In between, he is stressing out about how far down the tubes his life is going and he gets a call from his investment banker friend and asks again if the investment is legitimate, and mentions that he’s going out of his head just sitting alone in his apartment. The investment banker secretly calls his girlfriend and has her give him a visit. She pretends she hasn’t heard from him and is genuinely interested in our hero. He shows amazing resolve, and is pushing her off him when his girlfriend walks in to try to make up and instead she leaves in tears.

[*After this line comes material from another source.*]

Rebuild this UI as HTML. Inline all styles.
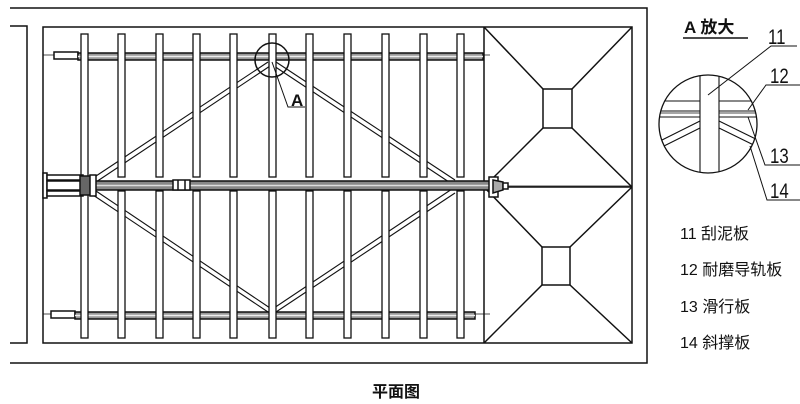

He gets the money together and gives it to the banker. The banker disappears. Every trace that he was there is gone. There’s a different business where his business had been, his home is empty, his phones are disconnected. That heoric battle between the drug dealers and the investment bankers I envisioned earlier? It can’t happen now because half the dealers in New York are dead, and those remaining consider our hero a traitor. He can’t even turn to his girl for support because she believes he was trying to cheat on her with the banker’s girlfriend.

The intensity of the situation is amazingly well crafted, and John’s performance was impressive. I won’t reveal the very end of things, but suffice it to say it doesn’t magically get better all of a sudden. His spiral just keeps going down, and there’s a confrontation scene where he’s almost more like an enraged, caged animal doing whatever he needs to get himself out of the situation he’s got himself into, and it is gripping in a way you haven’t seen John Leguizamo attempt before.

If Wil Smith deserved the Oscar nomination for Ali, John Leguizamo deserves a nomination at least for this performance. No, he wasn’t recreating a historical figure, but there was more depth of character and intensity of emotion all across the scale here. Not a groundbreaking story per se, but a breathtaking performance.